Summer 2013 and Spring 2014
The small villages of Al’Ayn and Ash Sharayjah perch on the side of a deep ravine; both carefully hoard the winter rainwater that runs off the rocky, rolling plateau behind small dams. The water is then run round narrow, cliffside terraces in the ancient falaj system of irrigation channels. Many of these are now cast in smooth concrete and the water is moved silently, simply by the use of gravity, to the crops of apricot, peach, pomegranate, citrus and vines underplanted with fodder grasses and vegetables, as well as lines of dense, round rose Rosa damascena bushes adorned with pink flowers. The rose flowers possess the headiest of bouquets and are picked to create distilled rosewater.
Crops are planted along narrow terraces on the sides of the deep ravine.
This is the Sayq Plateau sitting at the heart of the Jabal al Akhdar Mountains, some 2,000m above the hot desert. The remote plateau enjoys a Mediterraneanesque climate in a remote corner of the Arabian Peninsula.
Modern irrigation channel.
The crops are harvested and then hauled up from the terraces to the villages by people or donkey power. Conversely, manure is carried down and spread on the fields. There are no tractors and little mechanisation here. Such low intensity agriculture is sustainable, beneficial to wildlife but incredibly arduous and taxing on those that labour. There is a fast road now from the mountains to the lowlands which bring tourists up but allows the young to venture down to the bright lights of Muscat.
A local woman carrying fodder.
The crops are hauled up and down narrow paths. Some farms now employ men from South Asia to tend the land. The stripes of bright paint mark the hiking trail that runs between the villages.
Fruit trees above neat compartments of fodder crops on a narrow terrace.
A grove of damask rose bushes and vines.
View from the field boundary.
The patchwork of verdant terraces and threadlike falaj.
The villages are riddled with passageways.
One village, Bani Habib, is now entirely deserted and quietly crumbling, having no road access.
The plateau itself comprises bare rocks decked with ancient olive and junipers and a ground flora of steppe-like Teucrium species, tough grasses and harsh thorns. There is relentless grazing of these habitats by donkeys and goats.
Ancient olive Olea europaea tree with an electric hairstyle.
The bare limestone plateau.
Brainy and ancient juniper Juniperus excelsa tree.

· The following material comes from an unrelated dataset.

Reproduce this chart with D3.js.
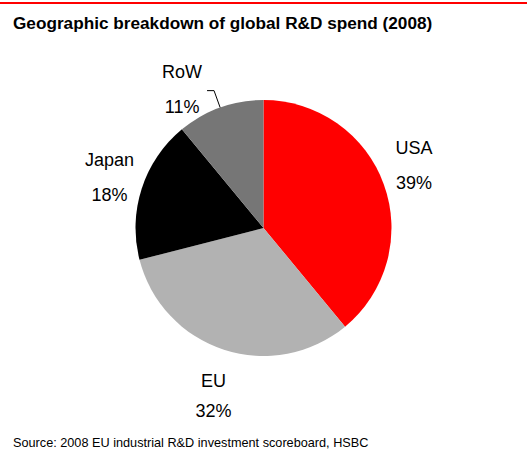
<!DOCTYPE html>
<html>
<head>
<meta charset="utf-8">
<script src="https://cdn.jsdelivr.net/npm/d3@7"></script>
<style>
  html, body { margin: 0; padding: 0; background: #fff; }
  svg { display: block; font-family: "Liberation Sans", Arial, Helvetica, sans-serif; }
</style>
</head>
<body>
<svg id="chart" width="527" height="452"></svg>
<script>
// Share of global R&D spend by region, 2008 (percent)
const regions = ["USA", "EU", "Japan", "RoW"];
const shares = [39, 32, 18, 11];
const sliceColors = ["#ff0000", "#b2b2b2", "#000000", "#767676"];

const titleText = "Geographic breakdown of global R&D spend (2008)";
const sourceText = "Source: 2008 EU industrial R&D investment scoreboard, HSBC";

const W = 527, H = 452;
const cx = 263.5, cy = 228, R = 128;

const svg = d3.select("#chart");

// top rule
svg.append("line")
  .attr("x1", 0).attr("x2", W)
  .attr("y1", 3).attr("y2", 3)
  .attr("stroke", "#ff0000").attr("stroke-width", 2);

svg.append("text")
  .attr("x", 13).attr("y", 29)
  .attr("font-size", 17.2).attr("font-weight", "bold")
  .attr("fill", "#000")
  .text(titleText);

svg.append("text")
  .attr("x", 13).attr("y", 447)
  .attr("font-size", 12.7)
  .attr("fill", "#000")
  .text(sourceText);

const data = regions.map((r, i) => ({ region: r, share: shares[i], color: sliceColors[i] }));

const pie = d3.pie().sort(null).value(d => d.share);
const arcs = pie(data);

const arc = d3.arc().innerRadius(0).outerRadius(R);
const g = svg.append("g").attr("transform", `translate(${cx},${cy})`);

g.selectAll("path.slice")
  .data(arcs)
  .join("path")
  .attr("class", "slice")
  .attr("d", arc)
  .attr("fill", d => d.data.color);

// label placement
const labelArc = d3.arc().innerRadius(162).outerRadius(162);
const edgeArc = d3.arc().innerRadius(R).outerRadius(R);
const elbowArc = d3.arc().innerRadius(R + 18).outerRadius(R + 18);
const nudge = { USA: [-2, -9], EU: [0, 13], Japan: [0, -1] };

arcs.forEach(d => {
  const name = d.data.region;
  let x, y, gap = 35;
  if (d.data.share < 15) {
    // small slice: leader line from the rim out to the label
    const p0 = edgeArc.centroid(d);
    const p1 = elbowArc.centroid(d);
    const p2 = [p1[0] - 7, p1[1]];
    g.append("polyline")
      .attr("points", [p2, p1, p0].map(p => p.join(",")).join(" "))
      .attr("fill", "none")
      .attr("stroke", "#000")
      .attr("stroke-width", 1);
    x = p2[0] - 25;
    y = p2[1] - 2;
  } else {
    const c = labelArc.centroid(d);
    const n = nudge[name] || [0, 0];
    x = c[0] + n[0];
    y = c[1] + n[1];
    if (name === "EU") gap = 30;
  }
  const t = g.append("text")
    .attr("text-anchor", "middle")
    .attr("font-size", 18)
    .attr("fill", "#000");
  t.append("tspan").attr("x", x).attr("y", y - gap / 2 + 7).text(name);
  t.append("tspan").attr("x", x).attr("y", y + gap / 2 + 7).text(d.data.share + "%");
});
</script>
</body>
</html>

Donkeys quietly graze the plateau at will; goat herds are carefully shepherded.
Elegant and indigenous thorn bush Ziziphus hajarensis.
Teucrium mascatense and Cymbopogon commutatus are grazing-resistant plants of the rocky plateau.
Salvia aegyptiaca was common in sheltered wadis.
The wadis within the plateau are well vegetated with Acacia and robust shrubs such as Dodonaea viscosa.
A huge and ancient Juniper with Dodonaea viscosa on the left.
The wadis held a rich invertebrate fauna; this is a pair of white-edged rock brown Hipparchia parisatis engaged in a mating display.
This small and beautiful scorpion species was found under our tent.
The municipal rubbish dump, acrid with burning rubbish, was home to a diverse fauna such as these feral cats…
…an immature Egyptian vulture, as well as ravens, crows and a fox.
The Sayq plateau; a wild landscape.
The socio-economics and ecology of the plateau was studied by German scientists between 1999 and 2007. The project, across three study areas in the mountains of Northern Oman, resulted in a publication Oases of Oman; an invaluable testament to a rapidly vanishing way of life.